NASHVILLE SKYLINE: Mindy McCready Coulda Been a Contender
(NASHVILLE SKYLINE is a column by CMT/CMT.com Editorial Director Chet Flippo.)
It's not often you see a career self-destructing before your eyes in an astonishing matter of moments, even seconds. It was hard for me to believe what I was hearing and seeing.
It very much disturbed me, and I was concerned for Mindy McCready and tried to reason with her about the wisdom of attacking her record label BNA and especially about savaging RCA Label Group head Joe Galante publicly. Galante was the man who had auditioned her in his office when she was 17 and signed her to his BNA label.
This was in 1997, and I was interviewing her for Billboard magazine. She would hear none of what I was saying. She said I didn't understand, that Joe didn't understand, that no one understood her greatness. That she was being denied the great songs, the great producers, the great showcases -- that she was unfairly being held back. She hadn't any clue about the possible consequences of what her out-of-control mouth might do to her career and life. She had no older, wiser publicist or advisor in her life teaching her to not criticize other artists or her own record label or basically anything else. And, above all, not to preach that your greatness is being held back and denied by the stupidity of those around you.
What truly disturbed me back then and still disturbs me now was the almost messianic glint in her eye and the tone of her voice. It was obvious that there was something dark circulating underneath that gorgeous blond exterior, something lurking in the bloodstream and watching me.
I talked to Joe, who was not surprised.
He said they had tried everything. Her mother and family were less than ineffectual. Mindy seemed impossible to try to deal with.
She listened to no one but her then-current "circle of advisors" who seemed to me to consist of older Nashville hustlers who have been traditionally interested in young sex and new talent and, through that, in getting publishing deals and song credits. There were circles of those Music Row buzzards hovering then, and there still are today.
Remember, Mindy was still just 21 years old at this point in her career, and already her early success was beginning to decline. And remember this was before white trash was being celebrated in certain music circles and condemned in others. McCready certainly qualified for both.
And she struck me at the time of the interview as totally out of control mentally and emotionally. I haven't seen that all that often in my life, but it's hard to miss. I tried talking her out of running this interview. But she wanted to see it in print to more or less punish her enemies.

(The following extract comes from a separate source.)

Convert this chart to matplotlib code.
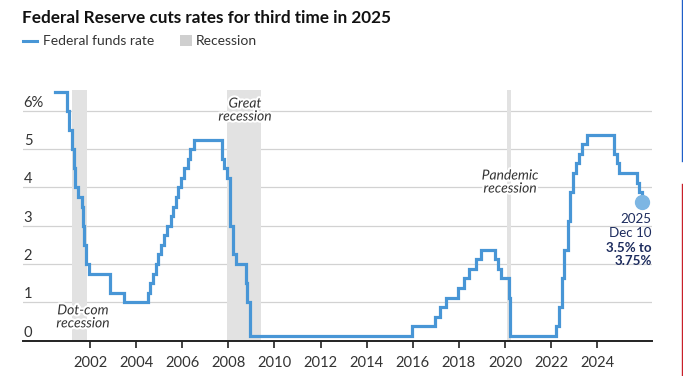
import matplotlib
matplotlib.use('Agg')
import matplotlib.pyplot as plt
import matplotlib.dates as mdates
import matplotlib.patheffects as pe
from matplotlib import transforms
import pandas as pd

# Federal funds target (midpoint of range after Dec 2008)
dates = ['2000-07-01', '2001-01-03', '2001-01-31', '2001-03-20', '2001-04-18', '2001-05-15',
         '2001-06-27', '2001-08-21', '2001-09-17', '2001-10-02', '2001-11-06', '2001-12-11',
         '2002-11-06', '2003-06-25', '2004-06-30', '2004-08-10', '2004-09-21', '2004-11-10',
         '2004-12-14', '2005-02-02', '2005-03-22', '2005-05-03', '2005-06-30', '2005-08-09',
         '2005-09-20', '2005-11-01', '2005-12-13', '2006-01-31', '2006-03-28', '2006-05-10',
         '2006-06-29', '2007-09-18', '2007-10-31', '2007-12-11', '2008-01-22', '2008-01-30',
         '2008-03-18', '2008-04-30', '2008-10-08', '2008-10-29', '2008-12-16', '2015-12-16',
         '2016-12-14', '2017-03-15', '2017-06-14', '2017-12-13', '2018-03-21', '2018-06-13',
         '2018-09-26', '2018-12-19', '2019-07-31', '2019-09-18', '2019-10-30', '2020-03-03',
         '2020-03-15', '2022-03-16', '2022-05-04', '2022-06-15', '2022-07-27', '2022-09-21',
         '2022-11-02', '2022-12-14', '2023-02-01', '2023-03-22', '2023-05-03', '2023-07-26',
         '2024-09-18', '2024-11-07', '2024-12-18', '2025-09-17', '2025-10-29', '2025-12-10']
rates = [6.5, 6.0, 5.5, 5.0, 4.5, 4.0,
         3.75, 3.5, 3.0, 2.5, 2.0, 1.75,
         1.25, 1.0, 1.25, 1.5, 1.75, 2.0,
         2.25, 2.5, 2.75, 3.0, 3.25, 3.5,
         3.75, 4.0, 4.25, 4.5, 4.75, 5.0,
         5.25, 4.75, 4.5, 4.25, 3.5, 3.0,
         2.25, 2.0, 1.5, 1.0, 0.125, 0.375,
         0.625, 0.875, 1.125, 1.375, 1.625, 1.875,
         2.125, 2.375, 2.125, 1.875, 1.625, 1.125,
         0.125, 0.375, 0.875, 1.625, 2.375, 3.125,
         3.875, 4.375, 4.625, 4.875, 5.125, 5.375,
         4.875, 4.625, 4.375, 4.125, 3.875, 3.625]

recessions = [('2001-03-15', '2001-11-15'), ('2007-12-10', '2009-06-01'), ('2020-02-05', '2020-04-05')]
rec_labels = ['Dot-com\nrecession', 'Great\nrecession', 'Pandemic\nrecession']
rec_label_pos = [('2001-09-10', 0.62), ('2008-09-20', 6.02), ('2020-03-20', 4.14)]

yticks = [0, 1, 2, 3, 4, 5, 6]
ylabels = ['0', '1', '2', '3', '4', '5', '6%']
xyears = [2002, 2004, 2006, 2008, 2010, 2012, 2014, 2016, 2018, 2020, 2022, 2024]

blue = '#4896d6'
grey_band = '#e2e2e2'
text_c = '#333333'
navy = '#1d2c5e'

plt.rcParams['font.family'] = ['Lato', 'DejaVu Sans']

fig = plt.figure(figsize=(6.83, 3.76), dpi=100)
ax = fig.add_axes([0.0332, 0.0941, 0.9209, 0.6672])

x = pd.to_datetime(dates)
ax.step(x, rates, where='post', color=blue, lw=2.3, zorder=3, solid_joinstyle='miter')
ax.plot(x[-1], rates[-1], 'o', color='#7db6e3', ms=10, zorder=4)

for (a, b) in recessions:
    ax.axvspan(pd.Timestamp(a), pd.Timestamp(b), color=grey_band, lw=0, zorder=1)

halo = [pe.withStroke(linewidth=3, foreground='white')]
for lab, (d, yv) in zip(rec_labels, rec_label_pos):
    ax.text(pd.Timestamp(d), yv, lab, ha='center', va='center', fontsize=10,
            style='italic', color=text_c, linespacing=1.1, path_effects=halo, zorder=2)

for v in yticks[1:]:
    ax.axhline(v, color='#d2d2d2', lw=0.9, zorder=0)

off = transforms.offset_copy(ax.get_yaxis_transform(), fig=fig, x=1, y=4, units='dots')
for v, lab in zip(yticks, ylabels):
    ax.text(0, v, lab, transform=off, ha='left', va='baseline', fontsize=10.6, color=text_c)

ax.set_xlim(pd.Timestamp('1999-01-30'), pd.Timestamp('2026-05-12'))
ax.set_ylim(0, 6.55)
ax.set_yticks([])
ax.set_xticks([pd.Timestamp(f'{y}-01-01') for y in xyears])
ax.xaxis.set_major_formatter(mdates.DateFormatter('%Y'))
ax.tick_params(axis='x', length=5, width=1.2, color='#222222', labelsize=10.6,
               labelcolor=text_c, pad=6)
for s in ['top', 'right', 'left']:
    ax.spines[s].set_visible(False)
ax.spines['bottom'].set_color('#222222')
ax.spines['bottom'].set_linewidth(1.4)

# end annotation
ax.text(pd.Timestamp('2026-05-12'), 2.99, '2025\nDec 10', ha='right', va='center',
        fontsize=9.6, color=navy, linespacing=1.15)
ax.text(pd.Timestamp('2026-05-12'), 2.25, '3.5% to\n3.75%', ha='right', va='center',
        fontsize=9.6, color=navy, fontweight='bold', linespacing=1.15)

# title and legend
fig.text(22 / 683, 1 - 23 / 376, 'Federal Reserve cuts rates for third time in 2025',
         fontsize=12.3, fontweight='bold', color='#111111', va='baseline')
fig.add_artist(plt.Line2D([23 / 683, 37 / 683], [1 - 41 / 376] * 2, color=blue, lw=2.2))
fig.text(43 / 683, 1 - 41 / 376, 'Federal funds rate', fontsize=10, color=text_c, va='center')
fig.add_artist(plt.Rectangle((180 / 683, 1 - 46 / 376), 12 / 683, 11 / 376,
                             color='#cfcfcf', lw=0))
fig.text(196 / 683, 1 - 41 / 376, 'Recession', fontsize=10, color=text_c, va='center')

# page edge markers
fig.add_artist(plt.Line2D([682.3 / 683] * 2, [1, 1 - 161 / 376], color='#1f5fc8', lw=1))
fig.add_artist(plt.Line2D([682.3 / 683] * 2, [1 - 184 / 376, 0], color='#c8202a', lw=1))

fig.savefig('out.png', dpi=100)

I decided then for the first and only time in my life and career to censor myself. It would have been completely unfair to such a young and obviously naive and high-strung artist to publish such damaging remarks.
I remain convinced that if I had published her venomous remarks in Billboard -- which was then still considered the Bible of music -- I could have had a suicide on my hands.
I felt that the highly emotional and melodramatic Mindy could have overreacted once she saw the reaction and the meltdown to her fatal career decision. Nashville was a different world in those days, and I don't think Mindy ever had any concept of Nashville at all, outside of her fervent imagination, as a sort of wonderland. She obviously had no idea that there were trolls lying in wait in her fantasyland.
I finally laid it on the line to her, thusly: "Mindy, if I print what you just told me, you'll be out the door tomorrow. You don't seem to realize and understand that Joe holds your career in his hands."
"Look," she snapped. "He's wrong. He doesn't understand me."
I regret (and I hope that she subsequently did also) that she decided to go to that tawdry British documentary Naked Nashville to try to air her dirty laundry and throw stones at Joe and BNA. If anything, she was even more desperate on that documentary to get her points across. It did, though, have the desired effect that she wanted.
Joe Galante, always a decent man and a greatly respected record executive, had no choice but to drop her from BNA Records. After a brief, ineffectual stop at Capitol Records, Mindy was cut loose to drift in the wind, and her career went on to completely unravel. Unfortunately, there are no do-overs in the music business. Once you f**k yourself, there you are. I don't know what ever happened to her circle of advisors and Svengalis of the month. I doubt that they will ever step forward.
It's up to educated medical professionals, and not me, to decide what ailed and troubled her. To me, it appeared to be a genuine emotional problem. What I saw and heard in her eyes and voice convinced me that deep in her brain, there was something dark lurking under the surface way back then -- that was way beyond anything I had ever seen or could handle. Obviously, it was beyond anything McCready could handle. She could have had a good career but for a few of those careless little decisions. ... And then those bad decisions multiplied and tumbled her downhill, with no possible turning back. Superman and Roger Clemens? Why not? What could possibly go wrong?